WORK INSTRUCTIONS →
Find every line with "chart" in it, then report how many there are and nothing more.

— start RECORDED DATA —

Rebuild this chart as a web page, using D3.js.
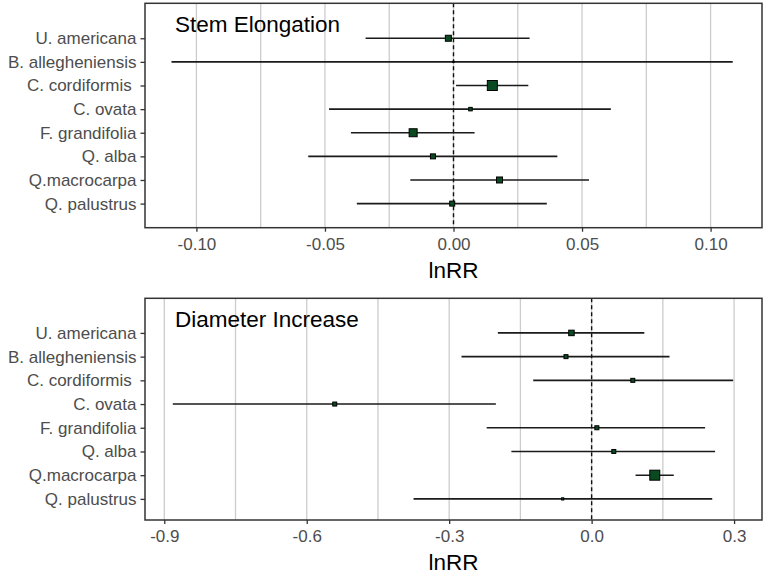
<!DOCTYPE html>
<html>
<head>
<meta charset="utf-8">
<script src="https://cdn.jsdelivr.net/npm/d3@7"></script>
<style>
  body { margin: 0; background: #fff; }
  svg { font-family: "Liberation Sans", Arial, sans-serif; display: block; }
</style>
</head>
<body>
<svg id="chart"></svg>
<script>
// species, top to bottom
const species = [
  "U. americana",
  "B. allegheniensis",
  "C. cordiformis ",
  "C. ovata",
  "F. grandifolia",
  "Q. alba",
  "Q.macrocarpa",
  "Q. palustrus",
];

// stem elongation: lnRR estimate with lower / upper CI and weight
const stemEst = [-0.002, 0.0, 0.0151, 0.0066, -0.0157, -0.008, 0.0179, -0.0005];
const stemLo = [-0.0342, -0.1097, 0.001, -0.0484, -0.0399, -0.0565, -0.0168, -0.0376];
const stemHi = [0.0296, 0.1086, 0.0291, 0.0612, 0.0082, 0.0404, 0.0527, 0.0363];
const stemWeight = [6, 1.2, 10, 3.5, 8, 5, 6, 5];
const stemTicks = [-0.1, -0.05, 0, 0.05, 0.1];

// diameter increase
const diamEst = [-0.0425, -0.054, 0.0867, -0.541, 0.011, 0.0467, 0.133, -0.061];
const diamLo = [-0.1975, -0.274, -0.123, -0.882, -0.221, -0.169, 0.0925, -0.375];
const diamHi = [0.111, 0.164, 0.298, -0.2017, 0.239, 0.26, 0.173, 0.254];
const diamWeight = [5.5, 4, 4, 4, 4, 4, 10, 2.2];
const diamTicks = [-0.9, -0.6, -0.3, 0, 0.3];

const width = 765;
const height = 574;
const panelLeft = 145;
const panelRight = 762;

const svg = d3.select("#chart").attr("width", width).attr("height", height);

const sizeScale = d3.scaleLinear().domain([0, 10]).range([0, 10]);

const drawPanel = (opts) => {
  const { title, est, lo, hi, weight, ticks, domain, top, bottom, yDomain, digits } = opts;
  const rows = species.map((s, i) => ({
    name: s,
    i: i,
    est: est[i],
    lo: lo[i],
    hi: hi[i],
    w: weight[i],
  }));

  const x = d3.scaleLinear().domain(domain).range([panelLeft, panelRight]);
  const y = d3.scaleLinear().domain(yDomain).range([top, bottom]);

  const g = svg.append("g");

  // grid: major + minor
  const minor = d3.pairs(ticks).map((p) => (p[0] + p[1]) / 2);
  const grid = ticks.concat(minor);
  g.append("g")
    .selectAll("line")
    .data(grid)
    .enter()
    .append("line")
    .attr("x1", (d) => x(d))
    .attr("x2", (d) => x(d))
    .attr("y1", top)
    .attr("y2", bottom)
    .attr("stroke", "#cccccc")
    .attr("stroke-width", 1.3);

  // zero line
  g.append("line")
    .attr("x1", x(0))
    .attr("x2", x(0))
    .attr("y1", top)
    .attr("y2", bottom)
    .attr("stroke", "#111")
    .attr("stroke-width", 1.4)
    .attr("stroke-dasharray", "4,3");

  // error bars
  g.append("g")
    .selectAll("line")
    .data(rows)
    .enter()
    .append("line")
    .attr("x1", (d) => x(d.lo))
    .attr("x2", (d) => x(d.hi))
    .attr("y1", (d) => y(d.i))
    .attr("y2", (d) => y(d.i))
    .attr("stroke", "#1a1a1a")
    .attr("stroke-width", 1.6);

  // points
  g.append("g")
    .selectAll("rect")
    .data(rows)
    .enter()
    .append("rect")
    .attr("x", (d) => x(d.est) - sizeScale(d.w) / 2)
    .attr("y", (d) => y(d.i) - sizeScale(d.w) / 2)
    .attr("width", (d) => sizeScale(d.w))
    .attr("height", (d) => sizeScale(d.w))
    .attr("fill", "#0b4a20")
    .attr("stroke", "#000")
    .attr("stroke-width", 1);

  // border
  g.append("rect")
    .attr("x", panelLeft)
    .attr("y", top)
    .attr("width", panelRight - panelLeft)
    .attr("height", bottom - top)
    .attr("fill", "none")
    .attr("stroke", "#333")
    .attr("stroke-width", 1.5);

  // axes
  const xAxis = d3
    .axisBottom(x)
    .tickValues(ticks)
    .tickSize(4)
    .tickPadding(6)
    .tickFormat((d) => d.toFixed(digits));
  const xg = g
    .append("g")
    .attr("transform", "translate(0," + bottom + ")")
    .call(xAxis);
  xg.select(".domain").remove();
  xg.selectAll(".tick line").attr("stroke", "#333").attr("stroke-width", 1.3);
  xg.selectAll(".tick text")
    .attr("fill", "#4d4d4d")
    .style("font-size", "17px")
    .style("font-family", "Liberation Sans, Arial, sans-serif");

  const yAxis = d3
    .axisLeft(y)
    .tickValues(d3.range(species.length))
    .tickSize(4.5)
    .tickPadding(4)
    .tickFormat((d) => species[d]);
  const yg = g
    .append("g")
    .attr("transform", "translate(" + panelLeft + ",0)")
    .call(yAxis);
  yg.select(".domain").remove();
  yg.selectAll(".tick line").attr("stroke", "#333").attr("stroke-width", 1.3);
  yg.selectAll(".tick text")
    .attr("fill", "#4d4d4d")
    .style("font-size", "17px")
    .style("white-space", "pre")
    .style("font-family", "Liberation Sans, Arial, sans-serif");

  // title inside panel
  g.append("text")
    .attr("x", 175)
    .attr("y", top + 29)
    .attr("fill", "#000")
    .style("font-size", "22.5px")
    .text(title);

  // x axis title
  g.append("text")
    .attr("x", (panelLeft + panelRight) / 2)
    .attr("y", bottom + 50)
    .attr("text-anchor", "middle")
    .attr("fill", "#000")
    .style("font-size", "22.5px")
    .text("lnRR");
};

drawPanel({
  title: "Stem Elongation",
  est: stemEst,
  lo: stemLo,
  hi: stemHi,
  weight: stemWeight,
  ticks: stemTicks,
  domain: [-0.12, 0.12],
  top: 3.3,
  bottom: 227.7,
  yDomain: [-1.48, 8.02],
  digits: 2,
});

drawPanel({
  title: "Diameter Increase",
  est: diamEst,
  lo: diamLo,
  hi: diamHi,
  weight: diamWeight,
  ticks: diamTicks,
  domain: [-0.9406, 0.3588],
  top: 298.3,
  bottom: 520,
  yDomain: [-1.46, 7.89],
  digits: 1,
});
</script>
</body>
</html>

— end RECORDED DATA —

OUTPUT OF THE EXERCISE →
3